I honestly feel no guilt for not taking the high road. All the people saying you'll only feel guilty later, I don't agree. I never have.

All that happens when you forgive is they get away with it. Either they live happily with never a consequence of their actions or they actually gloat and think either "gotcha! See you can't touch me even when I maim you" or else "I don't feel guilty after all it can't be so ba I'd you got over it so well, wheres the harm?".

Both are manifestly unjust and having to give up on any skerrick of justice is just another crime against you, this time inflicted by yourself!

I have forgiven lesser crimes and felt no lightness. I have failed to forgive worse crimes and revenge is indeed sweet. My sisters husband cheated and she took "revenge" by ensuring her entire family knew especially her husband. I helped by actually telling the husband so he didn't get to meet my sister. He left her. The woman committed suicide. I am overjoyed and my sister and I feel no guilt. She totally had it coming.


Elleasku profile image

Elleasku 4 years ago from In your imagination. Author

Thank you. The sooner people figure out that even though anger can be a motivating energy it can also eat away at your soul from the inside and all we are doing is allowing another person to hold our heads under water indefinately.


Elleasku profile image

Elleasku 4 years ago from In your imagination. Author

I said nothing about waiting for some other entity to come along and provide a magical "gotcha" to those that wrong others. That is fool-hardy thinking and not once did I mention such a thing and condoned none of what you mentioned. Heavens people, this is about taking your life back and refusing to let hate filled fear pushers rule over us! Agree, disagree, live with hate or do not, this is not my concern.

I lived in the land of grudges and anger for years and turned into a very stifled, sullen and entirely no fun to be around kind of person. This was all because I let some little piss ant take my life power away each time I would dwell on how they did me or others wrong and "always" got away with it. I dreamed about them getting hit by a bus or dying in some other horrific manner and each time I did I didn't feel guilty and I still don't but I did feel like I was wasting valuable time that could be spent living an amazing life of my own. My hate consumed me to the point that this was all I thought about and suddenly I realized, "Boo-hoo," this is how some people operate in life and I can't wave a magic wand to make them stop but I sure as hell can control how happy or sad I am going to be based on my reaction to their behavior. In wishing them well as I walked away I had no expectation that they would change, it was the final act of letting go of that bag of bullshit they had me dragging around day to day and nothing more. It was for me! Forgiveness to me means I release the chains I allowed others to put on me but also never forgetting the lesson from that experience.

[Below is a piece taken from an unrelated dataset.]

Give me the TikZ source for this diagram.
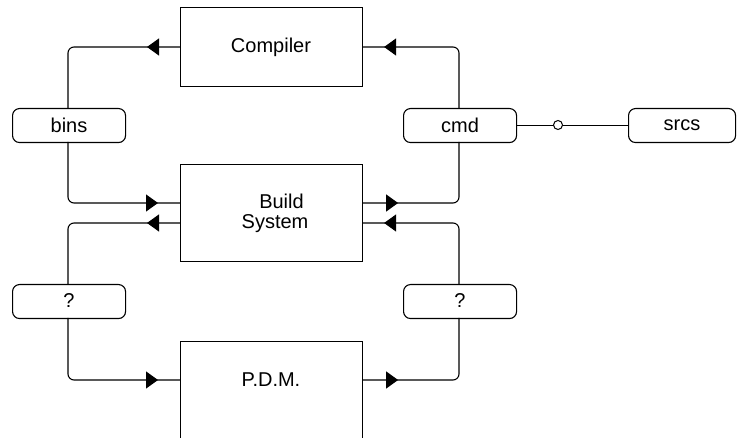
\documentclass[tikz,border=0pt]{standalone}
\usepackage{fontspec}
\setmainfont{Liberation Sans}
\usetikzlibrary{arrows.meta,decorations.markings}

\begin{document}
\begin{tikzpicture}[x=1pt,y=-1pt,
  every node/.style={font=\fontsize{20}{20}\selectfont},
  bigbox/.style={draw, line width=1.1pt, minimum width=182pt, inner sep=0pt, anchor=north west},
  tagbox/.style={draw, line width=1.1pt, rounded corners=7pt, minimum width=113pt, minimum height=34pt, inner sep=0pt, anchor=north west},
  link/.style={line width=1.1pt, rounded corners=6pt},
  tip/.style={postaction={decorate}, decoration={markings,
    mark=at position #1 with {\arrow{Triangle[length=12pt,width=17pt]}}}},
]
\useasboundingbox (0,0) rectangle (745,438);
\begin{scope}
\clip (0,0) rectangle (745,438);

% main components
\node[bigbox, minimum height=79pt] (compiler) at (180,7) {};
\node (compilertxt) at (271,47) {Compiler};
\node[bigbox, minimum height=97pt] (build) at (180,164) {};
\node[align=center] (buildtxt) at (275,213) {\hspace*{13pt}Build\\System};
\node[bigbox, minimum height=120pt] (pdm) at (180,341) {};
\node (pdmtxt) at (271,380) {P.D.M.};

% artefacts
\node[tagbox] (bins) at (12,108) {};
\node (binstxt) at (69,125) {bins};
\node[tagbox] (cmd) at (403,108) {};
\node (cmdtxt) at (460,125) {cmd};
\node[tagbox, minimum width=107pt] (srcs) at (628,108) {};
\node (srcstxt) at (682,125) {srcs};
\node[tagbox] (qleft) at (12,284) {};
\node (qlefttxt) at (69,301) {?};
\node[tagbox] (qright) at (403,284) {};
\node (qrighttxt) at (460,301) {?};

% attachment points
\coordinate (binsN) at (68,108);
\coordinate (binsS) at (68,142);
\coordinate (cmdN) at (459,108);
\coordinate (cmdS) at (459,142);
\coordinate (qleftN) at (68,284);
\coordinate (qleftS) at (68,318);
\coordinate (qrightN) at (459,284);
\coordinate (qrightS) at (459,318);

% connectors
\draw[link, tip=33pt] (compiler.west |- 0,47) -| (binsN);
\draw[link, tip=-21pt] (cmdN) |- (compiler.east |- 0,47);
\draw[link, tip=-22pt] (binsS) |- (build.west |- 0,203);
\draw[link, tip=35pt] (build.east |- 0,203) -| (cmdS);
\draw[link, tip=33pt] (build.west |- 0,223) -| (qleftN);
\draw[link, tip=-21pt] (qrightN) |- (build.east |- 0,223);
\draw[link, tip=-22pt] (qleftS) |- (pdm.west |- 0,380);
\draw[link, tip=35pt] (pdm.east |- 0,380) -| (qrightS);

% command line to sources, with an optional-link circle
\draw[line width=1pt] (cmd.east) -- (srcs.west);
\node[circle, draw, fill=white, line width=1pt, minimum size=9pt, inner sep=0pt] (opt) at (558,125) {};
\end{scope}
\end{tikzpicture}
\end{document}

Forgiveness never means I will just roll over and let someone kick me again and again. The power I gained keeps users out of my life now because they know I will not tolerate it. That is the true power of forgiveness.


Elleasku profile image

Elleasku 4 years ago from In your imagination. Author

A little reminder: Send spam as a comment and it gets reported. Attempt to dominate the comments or purposely be a douche bag and your comment gets deleted. Keep it respectful or feel free to take your dark cloud attitude elsewhere. Pretty simple right?